**STATED GOAL**
Make an exact copy of the listing below.

**MATERIAL**
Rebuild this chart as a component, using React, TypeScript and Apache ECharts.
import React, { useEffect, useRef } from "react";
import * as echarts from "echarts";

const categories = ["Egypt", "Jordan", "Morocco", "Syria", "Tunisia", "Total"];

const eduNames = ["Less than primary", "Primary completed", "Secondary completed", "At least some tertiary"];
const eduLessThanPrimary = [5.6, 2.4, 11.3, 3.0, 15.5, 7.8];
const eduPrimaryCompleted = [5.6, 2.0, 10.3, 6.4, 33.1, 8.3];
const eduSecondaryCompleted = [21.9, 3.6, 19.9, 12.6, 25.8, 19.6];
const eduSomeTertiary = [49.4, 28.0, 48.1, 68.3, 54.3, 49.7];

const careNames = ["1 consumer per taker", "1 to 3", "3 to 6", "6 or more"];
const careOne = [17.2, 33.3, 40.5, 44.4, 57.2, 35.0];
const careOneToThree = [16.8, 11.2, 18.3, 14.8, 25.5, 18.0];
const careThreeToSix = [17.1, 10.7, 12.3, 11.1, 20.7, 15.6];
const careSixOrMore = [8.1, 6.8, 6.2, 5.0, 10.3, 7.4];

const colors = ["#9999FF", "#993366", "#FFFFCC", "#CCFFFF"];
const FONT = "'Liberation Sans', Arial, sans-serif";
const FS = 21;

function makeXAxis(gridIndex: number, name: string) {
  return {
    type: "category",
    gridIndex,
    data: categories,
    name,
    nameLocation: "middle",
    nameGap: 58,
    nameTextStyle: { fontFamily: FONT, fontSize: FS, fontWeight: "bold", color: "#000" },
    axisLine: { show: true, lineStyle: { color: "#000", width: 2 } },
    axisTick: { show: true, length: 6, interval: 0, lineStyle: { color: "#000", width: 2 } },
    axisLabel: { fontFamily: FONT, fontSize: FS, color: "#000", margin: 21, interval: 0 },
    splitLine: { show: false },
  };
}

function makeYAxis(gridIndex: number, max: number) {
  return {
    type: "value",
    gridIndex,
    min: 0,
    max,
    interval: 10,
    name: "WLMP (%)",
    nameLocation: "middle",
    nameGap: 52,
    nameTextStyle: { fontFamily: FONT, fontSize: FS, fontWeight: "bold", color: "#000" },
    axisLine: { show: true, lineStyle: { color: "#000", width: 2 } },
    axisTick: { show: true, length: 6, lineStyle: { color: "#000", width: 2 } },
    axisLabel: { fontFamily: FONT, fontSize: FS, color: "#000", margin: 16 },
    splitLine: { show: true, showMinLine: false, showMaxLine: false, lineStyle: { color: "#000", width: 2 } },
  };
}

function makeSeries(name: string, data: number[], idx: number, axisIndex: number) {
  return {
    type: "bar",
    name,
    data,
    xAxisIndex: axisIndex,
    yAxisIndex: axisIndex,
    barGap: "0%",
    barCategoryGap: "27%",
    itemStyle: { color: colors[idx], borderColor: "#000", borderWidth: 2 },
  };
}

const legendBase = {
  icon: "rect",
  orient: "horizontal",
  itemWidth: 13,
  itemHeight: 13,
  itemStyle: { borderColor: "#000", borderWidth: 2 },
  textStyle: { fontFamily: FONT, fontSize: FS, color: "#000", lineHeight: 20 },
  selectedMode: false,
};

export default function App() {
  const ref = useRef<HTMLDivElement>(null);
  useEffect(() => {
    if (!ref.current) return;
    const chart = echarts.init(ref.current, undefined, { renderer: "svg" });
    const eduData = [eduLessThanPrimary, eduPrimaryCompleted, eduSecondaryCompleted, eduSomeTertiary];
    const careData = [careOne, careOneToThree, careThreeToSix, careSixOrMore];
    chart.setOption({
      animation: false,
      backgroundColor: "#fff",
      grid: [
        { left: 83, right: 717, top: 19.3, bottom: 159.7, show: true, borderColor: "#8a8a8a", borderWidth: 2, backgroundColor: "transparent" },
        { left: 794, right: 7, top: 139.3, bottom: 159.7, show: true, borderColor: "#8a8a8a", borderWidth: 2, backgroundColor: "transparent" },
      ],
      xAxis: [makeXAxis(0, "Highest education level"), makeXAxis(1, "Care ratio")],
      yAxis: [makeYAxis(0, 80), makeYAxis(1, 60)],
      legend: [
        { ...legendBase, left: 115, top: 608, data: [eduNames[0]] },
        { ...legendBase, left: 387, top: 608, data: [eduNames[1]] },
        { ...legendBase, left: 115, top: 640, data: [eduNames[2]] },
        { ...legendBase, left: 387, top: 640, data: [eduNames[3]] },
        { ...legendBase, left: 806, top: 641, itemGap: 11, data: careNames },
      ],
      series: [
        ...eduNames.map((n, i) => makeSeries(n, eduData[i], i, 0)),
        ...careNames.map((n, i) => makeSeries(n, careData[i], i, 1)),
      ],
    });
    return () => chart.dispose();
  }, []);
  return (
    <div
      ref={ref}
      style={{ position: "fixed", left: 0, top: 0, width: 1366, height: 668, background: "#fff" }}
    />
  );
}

**REPLY TO THE EXERCISE**
Rebuild this chart as a component, using React, TypeScript and Apache ECharts.
import React, { useEffect, useRef } from "react";
import * as echarts from "echarts";

const categories = ["Egypt", "Jordan", "Morocco", "Syria", "Tunisia", "Total"];

const eduNames = ["Less than primary", "Primary completed", "Secondary completed", "At least some tertiary"];
const eduLessThanPrimary = [5.6, 2.4, 11.3, 3.0, 15.5, 7.8];
const eduPrimaryCompleted = [5.6, 2.0, 10.3, 6.4, 33.1, 8.3];
const eduSecondaryCompleted = [21.9, 3.6, 19.9, 12.6, 25.8, 19.6];
const eduSomeTertiary = [49.4, 28.0, 48.1, 68.3, 54.3, 49.7];

const careNames = ["1 consumer per taker", "1 to 3", "3 to 6", "6 or more"];
const careOne = [17.2, 33.3, 40.5, 44.4, 57.2, 35.0];
const careOneToThree = [16.8, 11.2, 18.3, 14.8, 25.5, 18.0];
const careThreeToSix = [17.1, 10.7, 12.3, 11.1, 20.7, 15.6];
const careSixOrMore = [8.1, 6.8, 6.2, 5.0, 10.3, 7.4];

const colors = ["#9999FF", "#993366", "#FFFFCC", "#CCFFFF"];
const FONT = "'Liberation Sans', Arial, sans-serif";
const FS = 21;

function makeXAxis(gridIndex: number, name: string) {
  return {
    type: "category",
    gridIndex,
    data: categories,
    name,
    nameLocation: "middle",
    nameGap: 58,
    nameTextStyle: { fontFamily: FONT, fontSize: FS, fontWeight: "bold", color: "#000" },
    axisLine: { show: true, lineStyle: { color: "#000", width: 2 } },
    axisTick: { show: true, length: 6, interval: 0, lineStyle: { color: "#000", width: 2 } },
    axisLabel: { fontFamily: FONT, fontSize: FS, color: "#000", margin: 21, interval: 0 },
    splitLine: { show: false },
  };
}

function makeYAxis(gridIndex: number, max: number) {
  return {
    type: "value",
    gridIndex,
    min: 0,
    max,
    interval: 10,
    name: "WLMP (%)",
    nameLocation: "middle",
    nameGap: 52,
    nameTextStyle: { fontFamily: FONT, fontSize: FS, fontWeight: "bold", color: "#000" },
    axisLine: { show: true, lineStyle: { color: "#000", width: 2 } },
    axisTick: { show: true, length: 6, lineStyle: { color: "#000", width: 2 } },
    axisLabel: { fontFamily: FONT, fontSize: FS, color: "#000", margin: 16 },
    splitLine: { show: true, showMinLine: false, showMaxLine: false, lineStyle: { color: "#000", width: 2 } },
  };
}

function makeSeries(name: string, data: number[], idx: number, axisIndex: number) {
  return {
    type: "bar",
    name,
    data,
    xAxisIndex: axisIndex,
    yAxisIndex: axisIndex,
    barGap: "0%",
    barCategoryGap: "27%",
    itemStyle: { color: colors[idx], borderColor: "#000", borderWidth: 2 },
  };
}

const legendBase = {
  icon: "rect",
  orient: "horizontal",
  itemWidth: 13,
  itemHeight: 13,
  itemStyle: { borderColor: "#000", borderWidth: 2 },
  textStyle: { fontFamily: FONT, fontSize: FS, color: "#000", lineHeight: 20 },
  selectedMode: false,
};

export default function App() {
  const ref = useRef<HTMLDivElement>(null);
  useEffect(() => {
    if (!ref.current) return;
    const chart = echarts.init(ref.current, undefined, { renderer: "svg" });
    const eduData = [eduLessThanPrimary, eduPrimaryCompleted, eduSecondaryCompleted, eduSomeTertiary];
    const careData = [careOne, careOneToThree, careThreeToSix, careSixOrMore];
    chart.setOption({
      animation: false,
      backgroundColor: "#fff",
      grid: [
        { left: 83, right: 717, top: 19.3, bottom: 159.7, show: true, borderColor: "#8a8a8a", borderWidth: 2, backgroundColor: "transparent" },
        { left: 794, right: 7, top: 139.3, bottom: 159.7, show: true, borderColor: "#8a8a8a", borderWidth: 2, backgroundColor: "transparent" },
      ],
      xAxis: [makeXAxis(0, "Highest education level"), makeXAxis(1, "Care ratio")],
      yAxis: [makeYAxis(0, 80), makeYAxis(1, 60)],
      legend: [
        { ...legendBase, left: 115, top: 608, data: [eduNames[0]] },
        { ...legendBase, left: 387, top: 608, data: [eduNames[1]] },
        { ...legendBase, left: 115, top: 640, data: [eduNames[2]] },
        { ...legendBase, left: 387, top: 640, data: [eduNames[3]] },
        { ...legendBase, left: 806, top: 641, itemGap: 11, data: careNames },
      ],
      series: [
        ...eduNames.map((n, i) => makeSeries(n, eduData[i], i, 0)),
        ...careNames.map((n, i) => makeSeries(n, careData[i], i, 1)),
      ],
    });
    return () => chart.dispose();
  }, []);
  return (
    <div
      ref={ref}
      style={{ position: "fixed", left: 0, top: 0, width: 1366, height: 668, background: "#fff" }}
    />
  );
}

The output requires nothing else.